George Carey, a retired electrician born and raised in Baltimore, doesn't exercise regularly or do crossword puzzles. But his memory gives him no problems, he says.

He's active in St. Ursula's Catholic Church in Parkville, plays cards once in a while with friends, has called bingo for years at Parkville Senior Center and is blessed with good cardiovascular health.

"I'm 76, and I'm in perfect shape," Carey said.

Living independently

Much of the current research is aimed at allowing the elderly to live independently as long as possible, said Hugh Hendrie, an Indiana University researcher who chaired the NIH panel.

At least part of the motivation is lowering the nation's health care tab. Medicare spending on Alzheimer's patients reached $91 billion in 2005, mostly on nursing home care, according to federal estimates. By 2010, the cost could reach $160 billion, experts say.

"If you can keep your abilities longer as you get older, it would be tremendous," Hendrie said.

But research based on differences in the behavior, habits and health outcomes of large groups has its limitations, experts say.

"The problem is, there could be a host of unknown factors influencing the results," said Dr. Marilyn Albert, a researcher at the Hopkins School of Medicine who served with Hendrie on the NIH panel.

Even so, researchers who have conducted the few controlled experiments on aging and cognitive health are optimistic.

In Rebok's study at Bloomberg, volunteers learned strategies for remembering word lists, sequences of items, text, and story ideas and details. When they were tested on their ability to remember these specifics, they showed a 26 percent improvement after the five to six weeks of training. They continued to show at least some improvements in follow-up tests over the next five years.

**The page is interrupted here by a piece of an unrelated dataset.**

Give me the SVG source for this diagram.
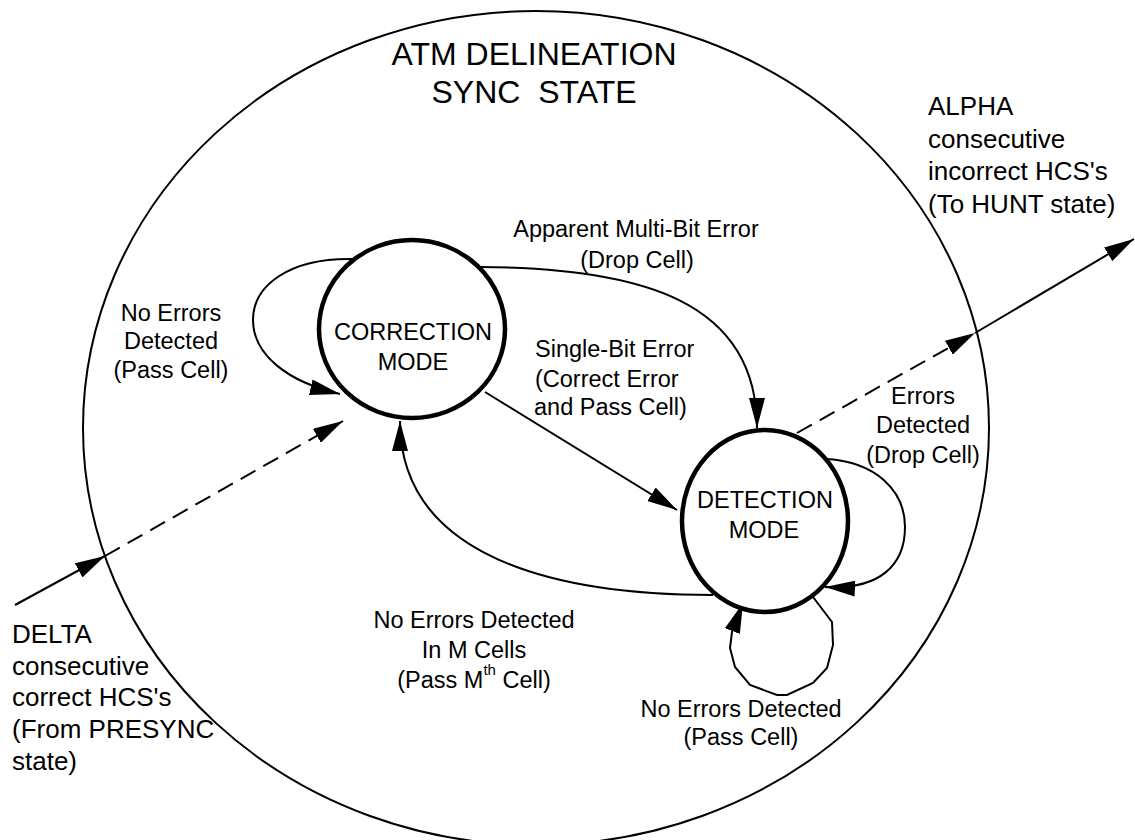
<svg xmlns="http://www.w3.org/2000/svg" width="1135" height="840" viewBox="0 0 1135 840">
<style>
text{font-family:"Liberation Sans",Arial,sans-serif;fill:#000}
.lbl{font-size:23.5px}
.big{font-size:26px}
.ttl{font-size:32px}
.c{text-anchor:middle}
.ln{fill:none;stroke:#000;stroke-width:2}
.ds{stroke-dasharray:17 9}
.node{fill:#fff;stroke:#000;stroke-width:4.5}
</style>
<defs>
<marker id="ah" viewBox="0 0 30 16" refX="30" refY="8" markerWidth="30" markerHeight="16" markerUnits="userSpaceOnUse" orient="auto">
<path d="M0,0 L30,8 L0,16 Z" fill="#000"/>
</marker>
</defs>
<g id="sync-state">
<ellipse cx="536" cy="428" rx="453" ry="417" fill="none" stroke="#000" stroke-width="2"/>
<text class="ttl c" x="534" y="65">ATM DELINEATION</text>
<text class="ttl c" x="534" y="103" xml:space="preserve">SYNC  STATE</text>
</g>
<g id="connectors">
<path class="ln" d="M352,259 C290,258 253,285 253,320 C253,355 288,382 340,394" marker-end="url(#ah)"/>
<path class="ln" d="M480,267 C640,268 757,300 757,428" marker-end="url(#ah)"/>
<path class="ln" d="M485,392 L677,510" marker-end="url(#ah)"/>
<path class="ln" d="M713,595 C520,595 400,540 400,421" marker-end="url(#ah)"/>
<path class="ln" d="M827,459 C875,462 905,490 905,527 C905,565 880,590 825,587" marker-end="url(#ah)"/>
<path class="ln" d="M813,597 L832,622 L833,645 L827,668 L813,683 L787,695 L777,695 L750,685 L735,667 L730,648 L732,632 L743,603" marker-end="url(#ah)"/>
<path class="ln" d="M15,605 L105,556" marker-end="url(#ah)"/>
<path class="ln ds" d="M105,556 L343,421" marker-end="url(#ah)"/>
<path class="ln ds" d="M797,433 L975,333" marker-end="url(#ah)"/>
<path class="ln" d="M975,333 L1134,239" marker-end="url(#ah)"/>
</g>
<g id="correction-mode">
<ellipse class="node" cx="412" cy="329" rx="93" ry="89"/>
<text class="lbl c" x="413" y="340">CORRECTION</text>
<text class="lbl c" x="413" y="370">MODE</text>
</g>
<g id="detection-mode">
<ellipse class="node" cx="765" cy="521" rx="83" ry="91"/>
<text class="lbl c" x="765" y="508">DETECTION</text>
<text class="lbl c" x="764" y="538">MODE</text>
</g>
<g id="labels">
<text class="lbl c" x="636" y="237">Apparent Multi-Bit Error</text>
<text class="lbl c" x="637" y="268">(Drop Cell)</text>
<text class="lbl c" x="171" y="321">No Errors</text>
<text class="lbl c" x="171" y="349">Detected</text>
<text class="lbl c" x="171" y="378">(Pass Cell)</text>
<text class="lbl" x="535" y="357">Single-Bit Error</text>
<text class="lbl" x="535" y="387">(Correct Error</text>
<text class="lbl" x="534" y="415">and Pass Cell)</text>
<text class="lbl c" x="923" y="404">Errors</text>
<text class="lbl c" x="923" y="433">Detected</text>
<text class="lbl c" x="923" y="463">(Drop Cell)</text>
<text class="lbl c" x="474" y="628">No Errors Detected</text>
<text class="lbl c" x="474" y="658">In M Cells</text>
<text class="lbl c" x="474" y="688">(Pass M<tspan dy="-13" font-size="15">th</tspan><tspan dy="13"> Cell)</tspan></text>
<text class="lbl c" x="741" y="717">No Errors Detected</text>
<text class="lbl c" x="741" y="745">(Pass Cell)</text>
<text class="big" x="928" y="115">ALPHA</text>
<text class="big" x="928" y="148">consecutive</text>
<text class="big" x="928" y="180">incorrect HCS's</text>
<text class="big" x="928" y="213">(To HUNT state)</text>
<text class="big" x="12" y="643">DELTA</text>
<text class="big" x="12" y="675">consecutive</text>
<text class="big" x="12" y="706">correct HCS's</text>
<text class="big" x="12" y="738">(From PRESYNC</text>
<text class="big" x="12" y="770">state)</text>
</g>
</svg>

"The effects don't evaporate any time soon after the training, which is good," Rebok said.

Arthur Kramer, a researcher at the University of Illinois, has been getting sedentary adults, 60 to 80 years old, to exercise three times a week. The volunteers start by walking for 15 minutes and progress to an hour. After six months to a year, "they're walking farther and faster than they ever did," he said.

Mental tests show the volunteers also experience a 15 percent to 20 percent improvement in cognitive abilities after six months, including improved abilities to plan ahead and focus on relevant information.

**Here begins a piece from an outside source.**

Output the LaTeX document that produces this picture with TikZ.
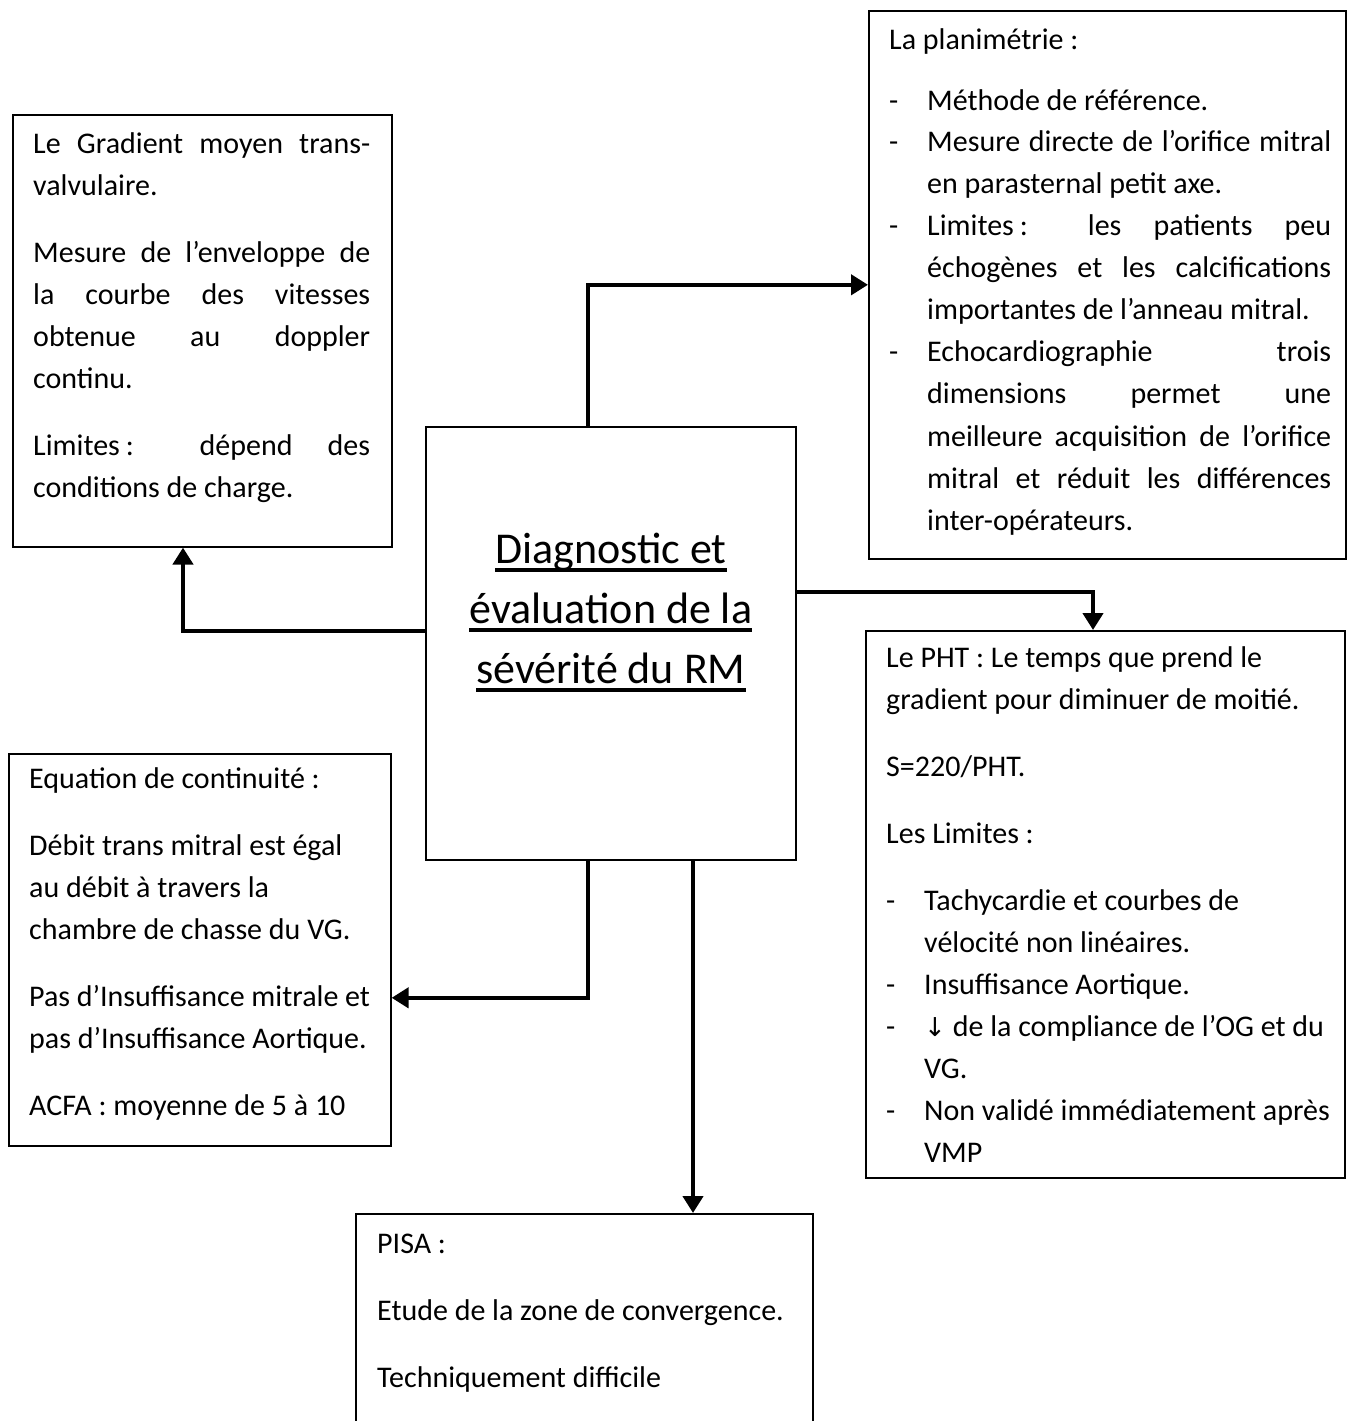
\documentclass[tikz,border=0pt]{standalone}
\usepackage{fontspec}
\setmainfont{Carlito}
\newfontfamily\fleches{DejaVu Sans}
\usetikzlibrary{arrows.meta,positioning}

\newcommand{\corps}{\fontsize{30}{42}\selectfont\setlength{\parindent}{0pt}}
\newcommand{\titre}{\fontsize{44}{60}\selectfont}
\newcommand{\tiret}{\noindent\hangindent=38pt\hangafter=1\makebox[38pt][l]{-}}
\newcommand{\para}{\par\vspace{25pt}}
\newsavebox{\boitesoul}
\newcommand{\souligne}[1]{\sbox{\boitesoul}{#1}\rlap{\rule[-8.5pt]{\wd\boitesoul}{3.8pt}}\usebox{\boitesoul}}

\tikzset{
	boite/.style={draw,line width=1.6pt,inner sep=0pt,anchor=north west},
	texte/.style={inner sep=0pt,anchor=base west,font=\corps},
	fleche/.style={line width=4.6pt,-{Triangle[length=17pt,width=20pt]}},
}

\begin{document}
\begin{tikzpicture}[x=1pt,y=-1pt]
	\useasboundingbox (0,0) rectangle (1347,1421);
	% cadres
	\node[boite,minimum width=379pt,minimum height=432pt] (grad) at (12,114) {};
	\node[boite,minimum width=477pt,minimum height=548pt] (plani) at (868,10) {};
	\node[boite,minimum width=370pt,minimum height=433pt] (diag) at (425,426) {};
	\node[boite,minimum width=479pt,minimum height=547pt] (pht) at (865,630) {};
	\node[boite,minimum width=382pt,minimum height=392pt] (equa) at (8,753) {};
	\node[boite,minimum width=457pt,minimum height=260pt] (pisa) at (355,1213) {};
	% textes
	\node[inner sep=0pt,anchor=base,align=center,font=\titre] (titre) at ([yshift=-257pt]diag.north)
		{\souligne{Diagnostic et}\\\souligne{évaluation de la}\\\souligne{sévérité du RM}};
	\node[texte,text width=337pt,align=justify] (gradtxt) at ([xshift=21pt,yshift=-39pt]grad.north west)
		{Le Gradient moyen trans-\linebreak valvulaire.\para
		Mesure de l’enveloppe de\linebreak la courbe des vitesses\linebreak obtenue au doppler\linebreak continu.\para
		Limites\hspace{.2em}: dépend des\linebreak conditions de charge.\par};
	\node[texte,text width=442pt,align=justify] (planitxt) at ([xshift=21pt,yshift=-40pt]plani.north west)
		{La planimétrie :\par\vspace{18pt}
		\tiret Méthode de référence.\par
		\tiret Mesure directe de l’orifice mitral\linebreak en parasternal petit axe.\par
		\tiret Limites\hspace{.2em}: les patients peu\linebreak échogènes et les calcifications\linebreak importantes de l’anneau mitral.\par
		\tiret Echocardiographie trois\linebreak dimensions permet une\linebreak meilleure acquisition de l’orifice\linebreak mitral et réduit les différences\linebreak inter-opérateurs.\par};
	\node[texte,text width=455pt,align=flush left] (phttxt) at ([xshift=21pt,yshift=-37pt]pht.north west)
		{Le PHT : Le temps que prend le\newline gradient pour diminuer de moitié.\para
		S=220/PHT.\para
		Les Limites :\para
		\tiret Tachycardie et courbes de\newline vélocité non linéaires.\par
		\tiret Insuffisance Aortique.\par
		\tiret {\fleches\fontsize{26}{42}\selectfont ↓} de la compliance de l’OG et du\newline VG.\par
		\tiret Non validé immédiatement après\newline VMP\par};
	\node[texte,text width=360pt,align=flush left] (equatxt) at ([xshift=21pt,yshift=-35pt]equa.north west)
		{Equation de continuité :\para
		Débit trans mitral est égal\newline au débit à travers la\newline chambre de chasse du VG.\para
		Pas d’Insuffisance mitrale et\newline pas d’Insuffisance Aortique.\para
		ACFA : moyenne de 5 à 10\par};
	\node[texte,text width=430pt,align=flush left] (pisatxt) at ([xshift=22pt,yshift=-40pt]pisa.north west)
		{PISA :\para
		Etude de la zone de convergence.\para
		Techniquement difficile\par};
	% liaisons
	\draw[fleche] ([xshift=163pt]diag.north west) |- (plani.west);
	\draw[fleche] ([yshift=12.5pt]diag.west) -| ([xshift=171pt]grad.south west);
	\draw[fleche] ([yshift=51.5pt]diag.east) -| ([xshift=228pt]pht.north west);
	\draw[fleche] ([xshift=163pt]diag.south west) |- ([yshift=-48pt]equa.east);
	\draw[fleche] ([xshift=268pt]diag.south west) -- ([xshift=268pt]diag.south west |- pisa.north);
\end{tikzpicture}
\end{document}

Brain scans of their prefrontal regions and temporal lobes -- key areas for memory and decision making -- show the exercisers have performed the equivalent of turning back the clock two to three years, he said.

The work is aimed at improving practical skills that will help seniors live independently for as long as possible, he said.

"It's everything from ignoring cell phones and billboards while you're driving so you can keep an eye out for pedestrians, to making and keeping medical appointments," Kramer said.


Preventing memory loss

Stay socially engaged with family, friends and community groups.

Engage in mental exercise and continued learning, whether it's crossword puzzles, computer games or taking a language class.

Get regular exercise or physical activity and follow a balanced diet.

Maintain a positive attitude. How we perceive ourselves and the world around us can have profound effects on our brains.